Chris Gosselin: This is not for the crypto punter?

Dan Nicolaides: No, absolutely.

Chris Gosselin: This is for someone who wants to get a regular yield, a regular return, limited downside, but a good steady return with the occasional kicker.

Dan Nicolaides: Yeah, exactly.

Chris Gosselin: If the market's right.

Dan Nicolaides: No, absolutely. You're not going to make 100% return in a year. We could have a 2021 environment where these things go into a real bull run that a lot of leverage comes into the market, and that's very conducive for our strategy. It's possible, but far from probable, but we will derive a very steady return. If the market conditions are favorable, then we can drive exceptional returns.

Chris Gosselin: Dan, finally, you're Australian based and you've got an office in France as well.

Dan Nicolaides: We've got an office in France. Yeah, this strategy runs 24/7, which is a challenge, but that's the big thing with this type of strategy is you are always involved in these exchanges. When those opportunities present themselves, as they do periodically, we're there. We're ready to take advantage of that. Sometimes that happens on a Saturday and sometimes it happens on a Sunday morning, and we deal with that.

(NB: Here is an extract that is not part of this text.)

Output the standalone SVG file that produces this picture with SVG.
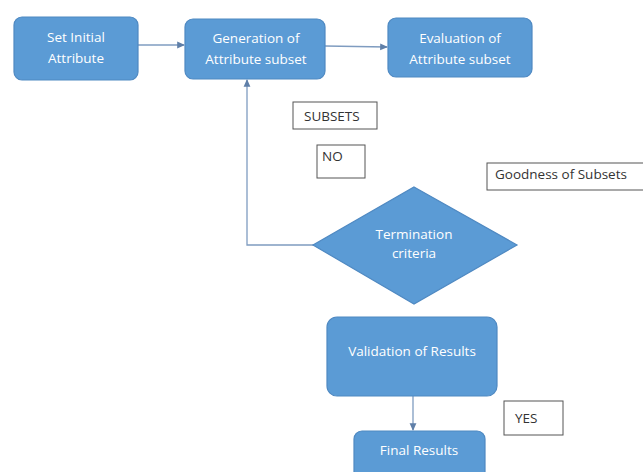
<svg xmlns="http://www.w3.org/2000/svg" width="643" height="472" viewBox="0 0 643 472">
<defs>
<style>
.node{fill:#5b9bd5;stroke:#4f89c2;stroke-width:1.2}
.t{font-family:"Open Sans","Liberation Sans",sans-serif;font-size:13.5px;fill:#ffffff;text-anchor:middle}
.lbl{fill:#ffffff;stroke:#555555;stroke-width:1}
.lt{font-family:"Open Sans","Liberation Sans",sans-serif;font-size:13.5px;fill:#333333}
.conn{fill:none;stroke:#7f9cc0;stroke-width:1.3}
</style>
<marker id="ah" viewBox="0 0 8 8" refX="7" refY="4" markerWidth="6" markerHeight="6" orient="auto">
<path d="M0,0.5 L8,4 L0,7.5 Z" fill="#5f7fa8"/>
</marker>
</defs>
<rect width="643" height="472" fill="#ffffff"/>
<g id="connectors">
<line class="conn" x1="138" y1="45" x2="184" y2="45" marker-end="url(#ah)"/>
<line class="conn" x1="325" y1="46" x2="387" y2="47" marker-end="url(#ah)"/>
<polyline class="conn" points="314,245 247,245 247,80" marker-end="url(#ah)"/>
<line class="conn" x1="413" y1="396" x2="413" y2="430" marker-end="url(#ah)"/>
</g>
<g id="set-initial">
<rect class="node" x="14" y="17" width="124" height="63" rx="8"/>
<text class="t" x="76" y="42">Set Initial</text>
<text class="t" x="76" y="63">Attribute</text>
</g>
<g id="generation">
<rect class="node" x="185" y="19" width="140" height="60" rx="8"/>
<text class="t" x="256" y="43">Generation of</text>
<text class="t" x="256" y="64">Attribute subset</text>
</g>
<g id="evaluation">
<rect class="node" x="388" y="18" width="144" height="59" rx="8"/>
<text class="t" x="460" y="43">Evaluation of</text>
<text class="t" x="460" y="64">Attribute subset</text>
</g>
<g id="subsets-label">
<rect class="lbl" x="293" y="102" width="84" height="27"/>
<text class="lt" x="304" y="121">SUBSETS</text>
</g>
<g id="no-label">
<rect class="lbl" x="317" y="145" width="48" height="33"/>
<text class="lt" x="322" y="161">NO</text>
</g>
<g id="goodness-label">
<rect class="lbl" x="487" y="163" width="160" height="27"/>
<text class="lt" x="495" y="179">Goodness of Subsets</text>
</g>
<g id="termination">
<polygon class="node" points="414,187 517,245 414,304 313,245"/>
<text class="t" x="414" y="239">Termination</text>
<text class="t" x="414" y="258">criteria</text>
</g>
<g id="validation">
<rect class="node" x="327" y="317" width="170" height="79" rx="10"/>
<text class="t" x="412" y="356">Validation of Results</text>
</g>
<g id="yes-label">
<rect class="lbl" x="504" y="401" width="59" height="34"/>
<text class="lt" x="515" y="423">YES</text>
</g>
<g id="final">
<rect class="node" x="354" y="431" width="131" height="50" rx="8"/>
<text class="t" x="419" y="455">Final Results</text>
</g>
</svg>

Chris Gosselin: And you hope the computers are working.

Dan Nicolaides: Well, there's always someone monitoring those systems. Yeah, there's always traders there looking after it. One of the big challenges of this strategy is that because we do trade on so many different venues, and to be as efficient as possible, we try and maintain sufficient capital so that we're never exposed to big volatile swings, but we want to be involved in a lot of places. Our capital has to be widely distributed, and we regularly have to move that capital from one venue to another, so there's always someone monitoring that and ready to do that.

Chris Gosselin: Dan, fascinating. Thank you very much.

Dan Nicolaides: No problem.

Chris Gosselin: Best of luck for it. We look forward to following the fund going forward.

Dan Nicolaides: Excellent. Thanks, Chris.

Chris Gosselin: Thank you. That's the Digital Asset Fund, Digital Yield Fund, I think it's now called. Thank you for your time.